Begin
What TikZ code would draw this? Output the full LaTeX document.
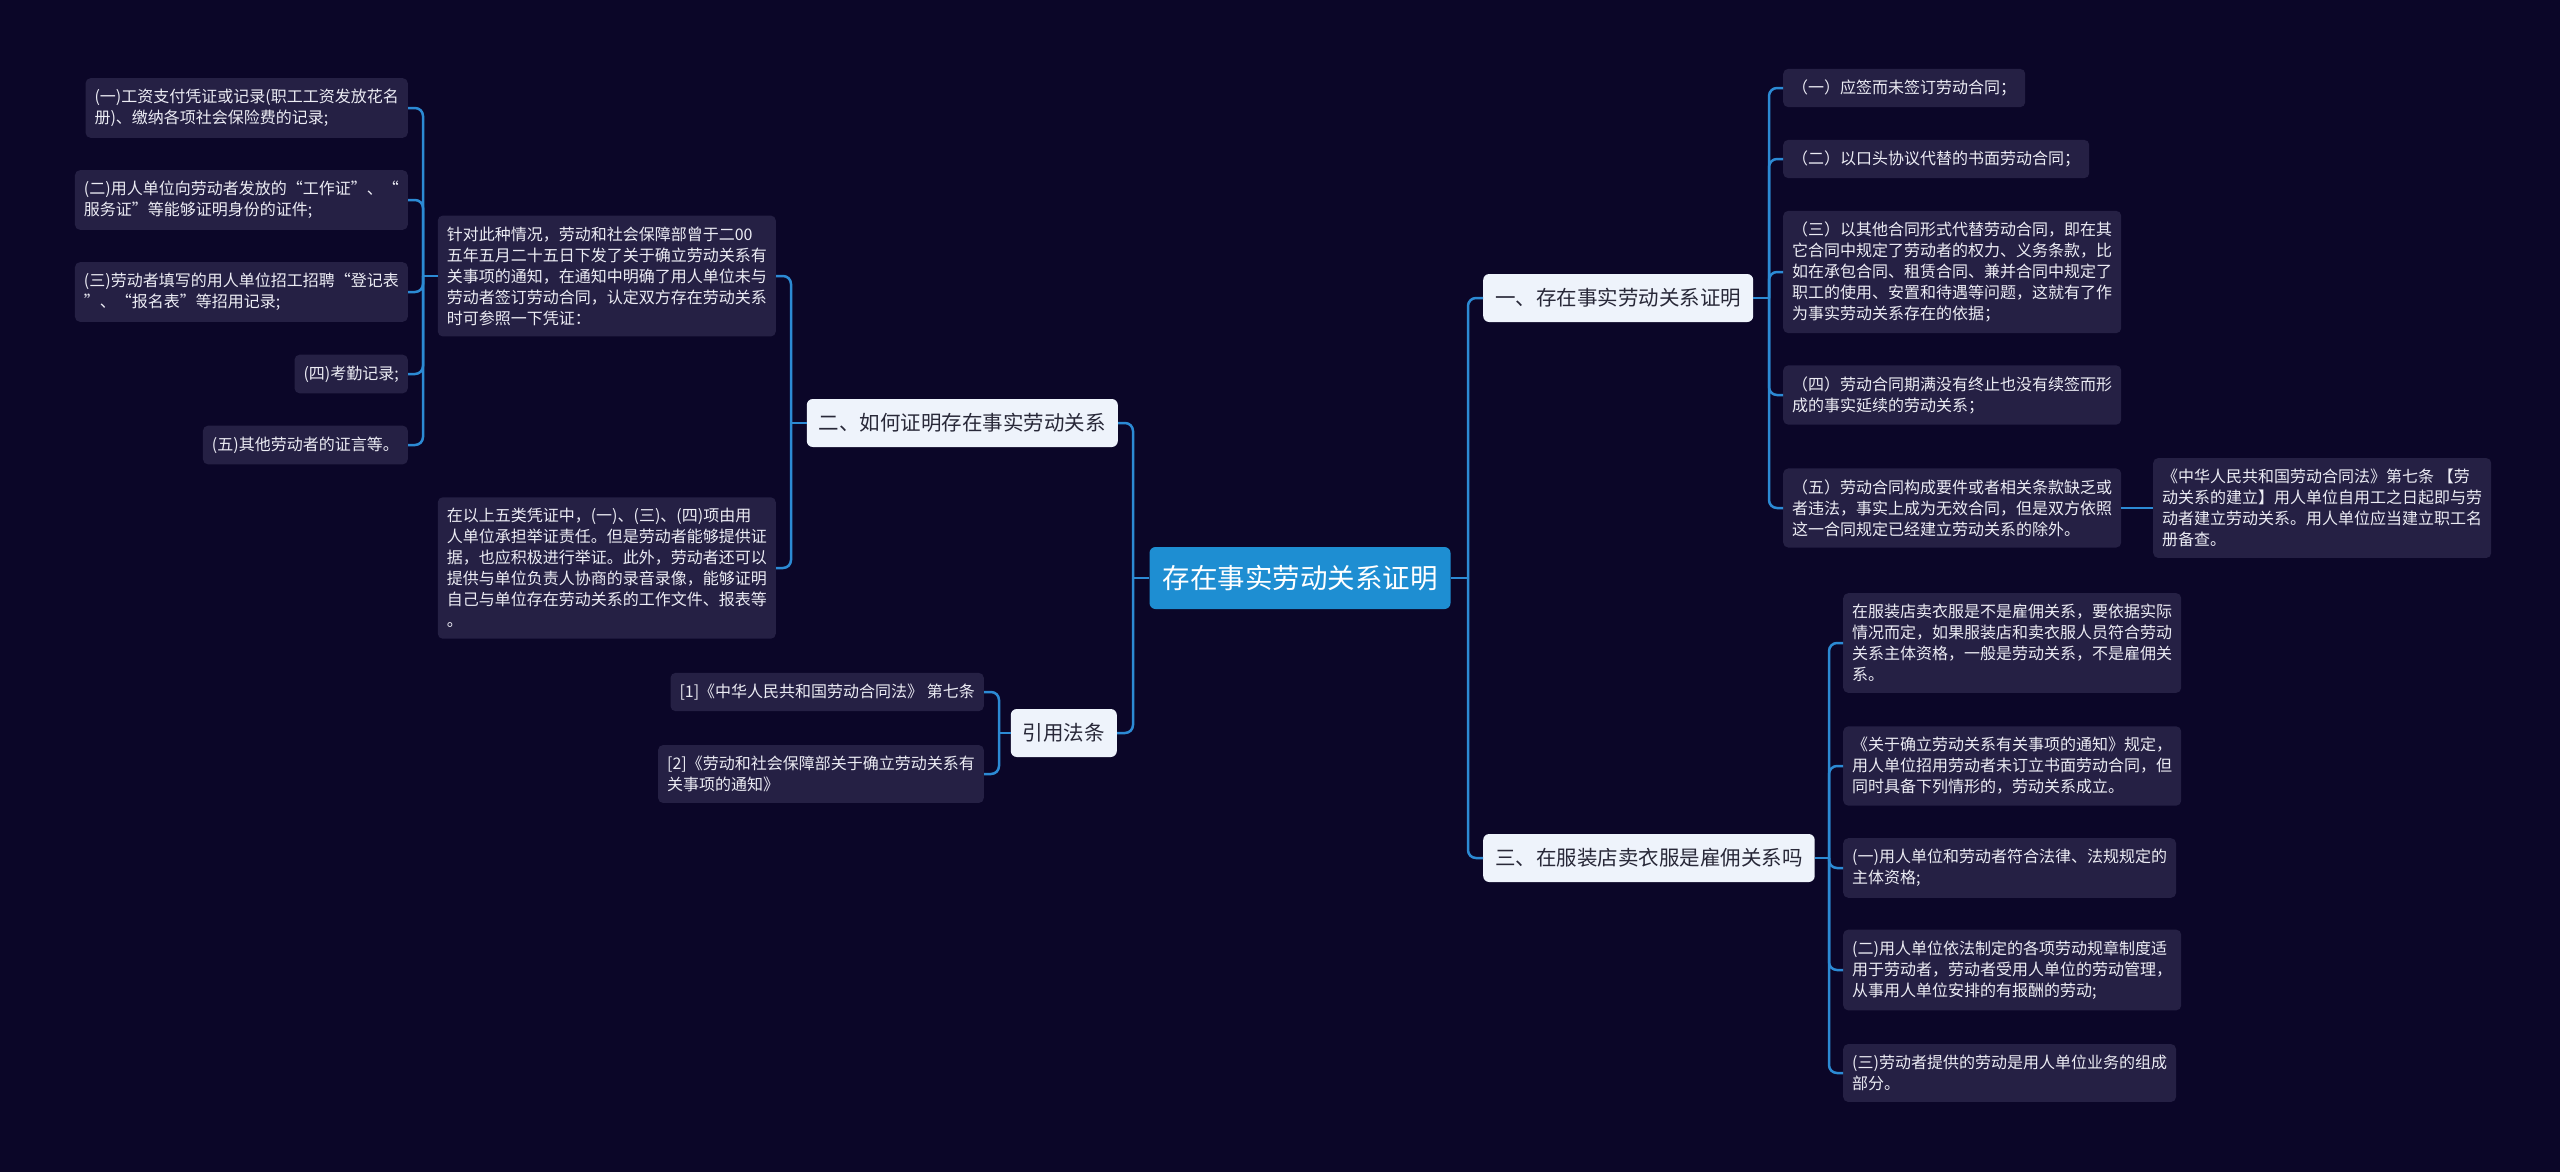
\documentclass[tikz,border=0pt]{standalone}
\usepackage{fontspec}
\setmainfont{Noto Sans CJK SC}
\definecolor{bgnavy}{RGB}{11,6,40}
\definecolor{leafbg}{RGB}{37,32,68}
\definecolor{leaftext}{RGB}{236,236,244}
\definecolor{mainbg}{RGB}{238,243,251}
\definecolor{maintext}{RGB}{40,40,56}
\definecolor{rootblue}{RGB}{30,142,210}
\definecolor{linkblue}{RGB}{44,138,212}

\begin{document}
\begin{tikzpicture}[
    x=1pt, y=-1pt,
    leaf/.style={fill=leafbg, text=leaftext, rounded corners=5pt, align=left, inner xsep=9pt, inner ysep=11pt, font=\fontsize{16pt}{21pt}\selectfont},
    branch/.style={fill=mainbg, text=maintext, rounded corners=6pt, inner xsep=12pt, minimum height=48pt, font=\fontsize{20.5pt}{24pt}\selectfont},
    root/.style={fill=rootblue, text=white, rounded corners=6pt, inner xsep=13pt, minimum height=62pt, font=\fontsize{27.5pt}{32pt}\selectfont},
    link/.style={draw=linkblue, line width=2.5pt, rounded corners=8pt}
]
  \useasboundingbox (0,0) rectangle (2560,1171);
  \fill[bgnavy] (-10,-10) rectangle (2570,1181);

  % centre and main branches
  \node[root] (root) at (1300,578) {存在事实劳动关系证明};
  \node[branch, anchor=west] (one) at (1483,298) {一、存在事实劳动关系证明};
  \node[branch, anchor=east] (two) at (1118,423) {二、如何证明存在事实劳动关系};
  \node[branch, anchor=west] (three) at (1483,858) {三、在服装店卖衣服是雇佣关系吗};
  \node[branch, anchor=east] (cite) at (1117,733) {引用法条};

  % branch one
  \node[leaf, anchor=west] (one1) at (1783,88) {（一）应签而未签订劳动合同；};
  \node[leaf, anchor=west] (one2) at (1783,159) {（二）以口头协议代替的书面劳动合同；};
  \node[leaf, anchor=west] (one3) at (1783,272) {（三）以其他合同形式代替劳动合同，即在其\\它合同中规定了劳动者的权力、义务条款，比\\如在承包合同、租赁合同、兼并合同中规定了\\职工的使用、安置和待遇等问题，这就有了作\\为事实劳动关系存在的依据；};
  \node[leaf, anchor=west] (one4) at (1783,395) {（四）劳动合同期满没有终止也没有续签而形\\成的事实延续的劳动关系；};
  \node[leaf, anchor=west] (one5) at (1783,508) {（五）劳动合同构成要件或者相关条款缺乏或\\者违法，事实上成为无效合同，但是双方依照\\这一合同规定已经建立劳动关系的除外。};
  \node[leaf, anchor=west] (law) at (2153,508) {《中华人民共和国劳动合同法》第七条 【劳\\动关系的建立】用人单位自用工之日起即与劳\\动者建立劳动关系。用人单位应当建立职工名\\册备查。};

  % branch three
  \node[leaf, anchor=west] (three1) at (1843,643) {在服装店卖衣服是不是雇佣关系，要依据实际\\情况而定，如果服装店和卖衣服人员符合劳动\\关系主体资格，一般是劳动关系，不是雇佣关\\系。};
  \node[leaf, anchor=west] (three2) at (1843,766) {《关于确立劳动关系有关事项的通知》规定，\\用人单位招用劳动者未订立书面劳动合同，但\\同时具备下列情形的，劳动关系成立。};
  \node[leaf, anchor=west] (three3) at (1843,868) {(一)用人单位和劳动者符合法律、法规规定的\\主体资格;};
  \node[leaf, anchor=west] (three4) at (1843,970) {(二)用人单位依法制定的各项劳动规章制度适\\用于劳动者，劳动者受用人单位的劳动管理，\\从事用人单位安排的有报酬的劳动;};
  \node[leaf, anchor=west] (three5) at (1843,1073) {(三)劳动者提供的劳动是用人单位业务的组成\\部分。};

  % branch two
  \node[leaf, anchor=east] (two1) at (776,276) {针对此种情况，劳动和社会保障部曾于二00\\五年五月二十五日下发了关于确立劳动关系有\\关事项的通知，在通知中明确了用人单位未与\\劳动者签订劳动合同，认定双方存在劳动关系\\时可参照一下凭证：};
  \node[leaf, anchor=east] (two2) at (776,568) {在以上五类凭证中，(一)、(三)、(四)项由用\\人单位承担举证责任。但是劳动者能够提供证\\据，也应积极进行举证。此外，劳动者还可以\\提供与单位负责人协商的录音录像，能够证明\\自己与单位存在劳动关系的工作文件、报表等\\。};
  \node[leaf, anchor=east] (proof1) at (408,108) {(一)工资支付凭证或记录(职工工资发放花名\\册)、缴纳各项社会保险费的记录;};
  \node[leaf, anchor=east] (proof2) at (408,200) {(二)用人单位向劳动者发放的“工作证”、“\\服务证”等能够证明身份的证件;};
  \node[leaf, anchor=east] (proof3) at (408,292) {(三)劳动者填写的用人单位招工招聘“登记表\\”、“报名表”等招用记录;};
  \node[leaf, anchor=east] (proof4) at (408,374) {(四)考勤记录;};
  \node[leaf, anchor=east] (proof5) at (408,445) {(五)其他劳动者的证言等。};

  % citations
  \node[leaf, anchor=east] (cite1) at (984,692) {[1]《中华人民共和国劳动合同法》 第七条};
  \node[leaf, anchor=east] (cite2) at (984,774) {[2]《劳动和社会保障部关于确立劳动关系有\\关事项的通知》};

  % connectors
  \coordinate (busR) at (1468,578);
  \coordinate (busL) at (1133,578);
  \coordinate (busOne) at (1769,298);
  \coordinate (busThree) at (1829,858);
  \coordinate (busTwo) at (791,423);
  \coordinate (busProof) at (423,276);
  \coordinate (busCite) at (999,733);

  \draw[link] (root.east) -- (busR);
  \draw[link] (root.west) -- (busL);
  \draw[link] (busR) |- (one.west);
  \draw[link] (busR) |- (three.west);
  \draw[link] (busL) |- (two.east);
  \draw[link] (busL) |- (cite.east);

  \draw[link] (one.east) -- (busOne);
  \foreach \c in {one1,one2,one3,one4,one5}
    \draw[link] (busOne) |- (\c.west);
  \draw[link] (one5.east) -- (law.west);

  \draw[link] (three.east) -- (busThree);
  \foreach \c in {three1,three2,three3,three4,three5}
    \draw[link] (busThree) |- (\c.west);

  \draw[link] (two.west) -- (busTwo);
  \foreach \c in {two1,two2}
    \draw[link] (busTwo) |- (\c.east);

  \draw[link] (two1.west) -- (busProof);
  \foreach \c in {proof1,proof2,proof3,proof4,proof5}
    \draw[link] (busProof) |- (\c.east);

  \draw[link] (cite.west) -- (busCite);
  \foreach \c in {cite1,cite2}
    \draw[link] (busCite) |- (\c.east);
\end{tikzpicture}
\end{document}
End
Please reproduce the listing exactly from its opening line through the line that contains "(-10,-10) rectangle (2570,1181);", both included, with all pictures omitted.

» **REPLY**
What TikZ code would draw this? Output the full LaTeX document.
\documentclass[tikz,border=0pt]{standalone}
\usepackage{fontspec}
\setmainfont{Noto Sans CJK SC}
\definecolor{bgnavy}{RGB}{11,6,40}
\definecolor{leafbg}{RGB}{37,32,68}
\definecolor{leaftext}{RGB}{236,236,244}
\definecolor{mainbg}{RGB}{238,243,251}
\definecolor{maintext}{RGB}{40,40,56}
\definecolor{rootblue}{RGB}{30,142,210}
\definecolor{linkblue}{RGB}{44,138,212}

\begin{document}
\begin{tikzpicture}[
    x=1pt, y=-1pt,
    leaf/.style={fill=leafbg, text=leaftext, rounded corners=5pt, align=left, inner xsep=9pt, inner ysep=11pt, font=\fontsize{16pt}{21pt}\selectfont},
    branch/.style={fill=mainbg, text=maintext, rounded corners=6pt, inner xsep=12pt, minimum height=48pt, font=\fontsize{20.5pt}{24pt}\selectfont},
    root/.style={fill=rootblue, text=white, rounded corners=6pt, inner xsep=13pt, minimum height=62pt, font=\fontsize{27.5pt}{32pt}\selectfont},
    link/.style={draw=linkblue, line width=2.5pt, rounded corners=8pt}
]
  \useasboundingbox (0,0) rectangle (2560,1171);
  \fill[bgnavy] (-10,-10) rectangle (2570,1181);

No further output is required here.